Do defenses of decay, dry rot, or termites reduce the amount of value owed by an insurance carrier to its policyholder when a property has been damaged and is a total loss under Florida’s Valued Policy Law (“VPL”)?1 This question has to do with the appropriate measure of damages under Florida’s VPL. After all, the VPL is meant to address the measure of damages for claims that fall within its terms.

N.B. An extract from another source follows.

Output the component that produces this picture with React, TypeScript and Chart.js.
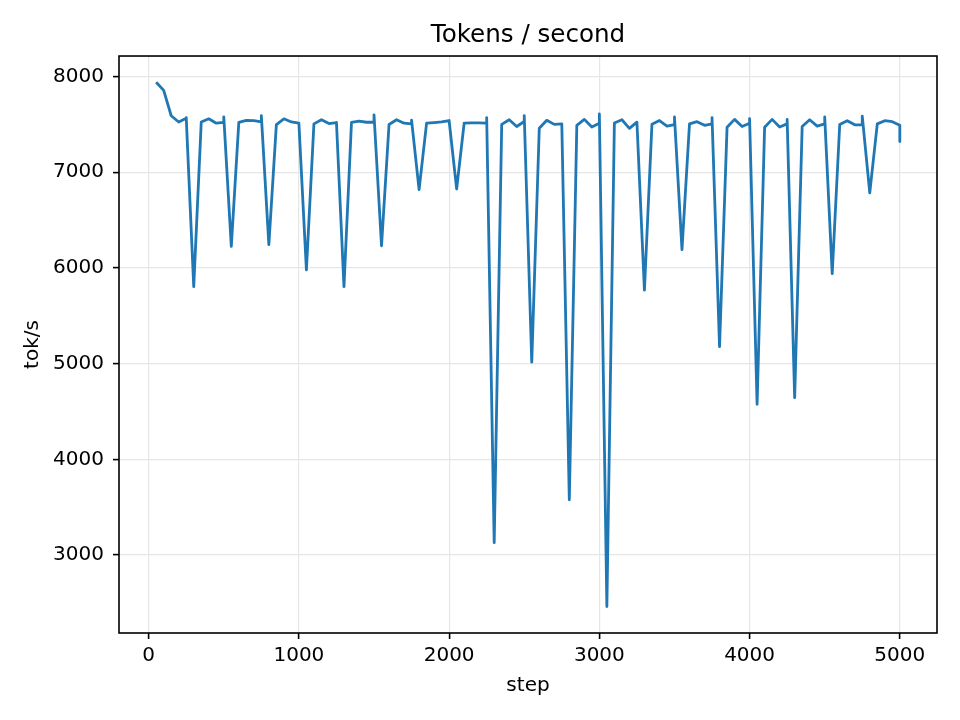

The Florida Supreme Court decided a case back in 1935 where a property was entirely burned by fire and considered a total loss under Florida’s VPL.2 The insurance carrier sought to reduce the amount of damages it owed the policyholder due to decay, termites, and dry rot. The insurance carrier argued if the damage happened before the value of the property was set, the amount of insurance proceeds owed the policyholder should be reduced, even in a total loss under Florida’s VPL.

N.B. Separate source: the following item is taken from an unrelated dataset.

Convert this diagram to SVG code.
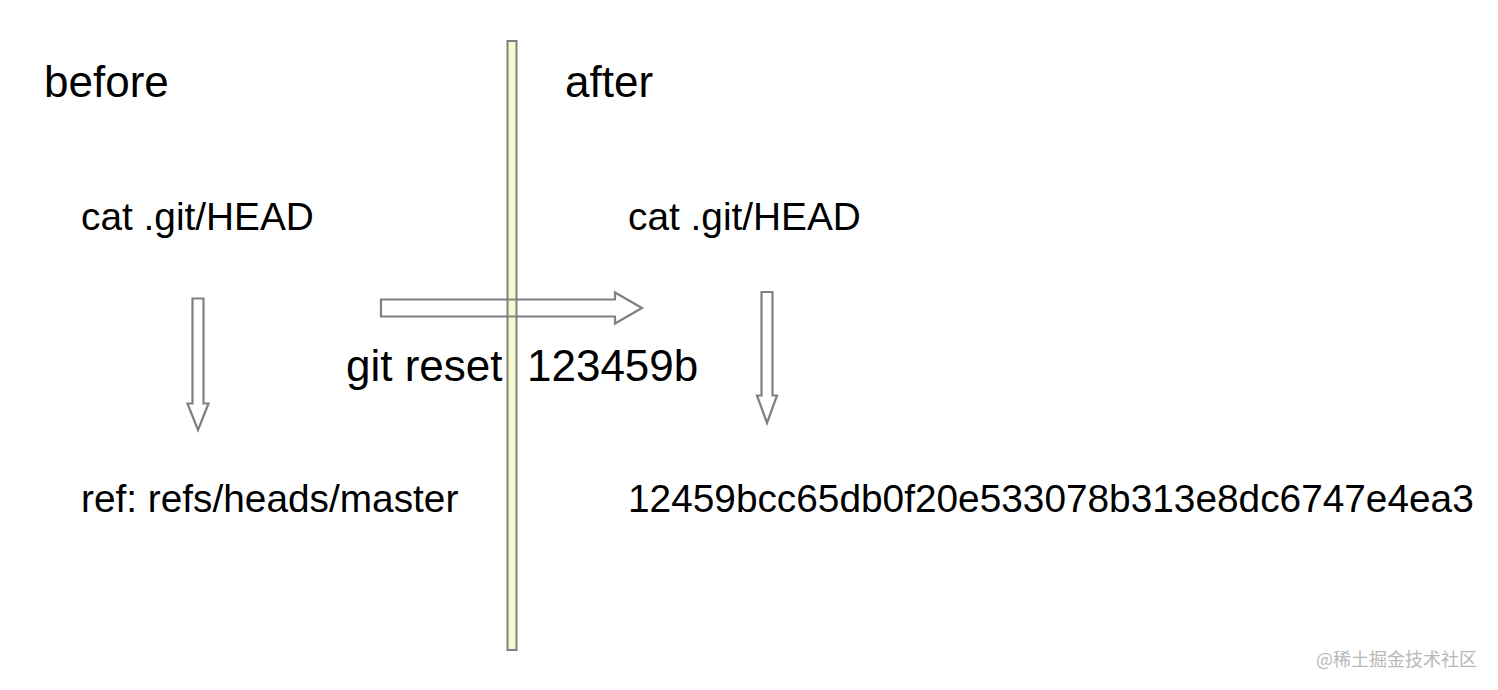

The Florida Supreme Court rejected the insurance carrier’s argument and acknowledged that the Florida VPL is meant to address the measure of damages in total loss situations. It would not permit the measure of damages to be reduced when it was undisputed that the property was a total loss, and the condition of decay, dry rot, or termites (1) did not contribute to or cause the loss, and (2) may have been present at the property when the policy was issued. The insurance carrier did not raise a defense of fraud in the procurement of the policy, nor was there any indication that the policyholder concealed any material facts from the insurer on the issue.
The Court did recognize that Florida’s VPL does not preclude defenses based on fraud or fraud in the procurement of the policy by the policyholder. This makes sense because the VPL is not meant to encourage wrongful conduct.
It should be noted that the Florida Supreme Court has held that if an excluded peril caused a large part of the total loss the insurer may not be mandated to pay the value of the policy.3
1 Fla. Stat. 627.702.
2 American Ins. Co. of Newark, N.J. v. Robinson, 163 So. 17 (1935).
3 Florida Farm Bureau Cas. Ins. Co. v. Cox, 967 So. 2d 815 (Fla. 2007).